What makes this harder than a quick trim
Oak wilt is the one nobody around here talks about. It's a fungus that kills live oaks, and it's a much bigger problem in the Texas Hill Country than on this stretch of coast, but the beetles that carry it don't check a county line, and the state's guidance is the same everywhere: don't cut live oak wood from February through June, when the beetles that spread the fungus are most active and drawn to fresh cuts. Live oaks out here grow close together and graft roots underground, meaning a whole street of trees can share one root system. If oak wilt gets into one tree through a badly timed cut, it can move through that graft network into the neighbor's oak, and the one after that. We follow the February-to-June window on every live oak we touch, storm emergencies aside, and we paint any wound made outside a clean window immediately. A second, smaller thing people ask about: Spanish moss. It isn't a parasite.

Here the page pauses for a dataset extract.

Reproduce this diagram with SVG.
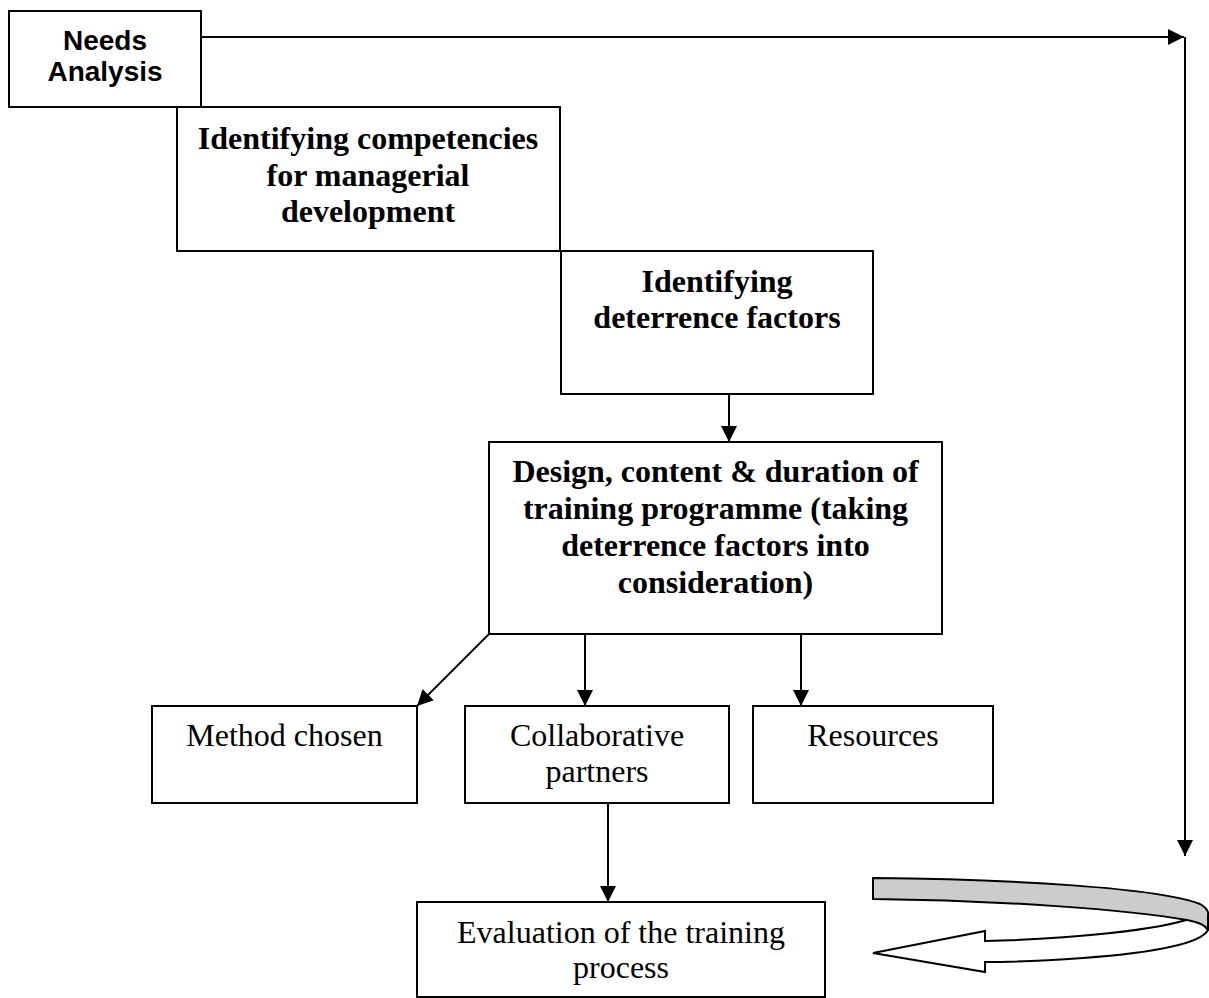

It doesn't feed on the tree it's hanging from, it just uses the branch as a perch, so we leave it alone during a health prune unless you specifically want it stripped for looks.
How long it takes
A single small tree with light deadwood: 30 to 60 minutes. A mature oak needing structural work and canopy raising: half a day. Full-property jobs with several large trees run a full day, sometimes two if we're also doing young-tree structural work across the lot.
One thing that sets this apart
We treat the oak wilt calendar as a standing rule, not a special request. A lot of crews will cut live oak wood any month you ask them to, storms included, because most customers never bring it up. We bring it up first.
We don't do ornamental topiary or hedge shaping. If it's a tree, we'll prune it. If it's a boxwood hedge, you'll need a landscaper for that one.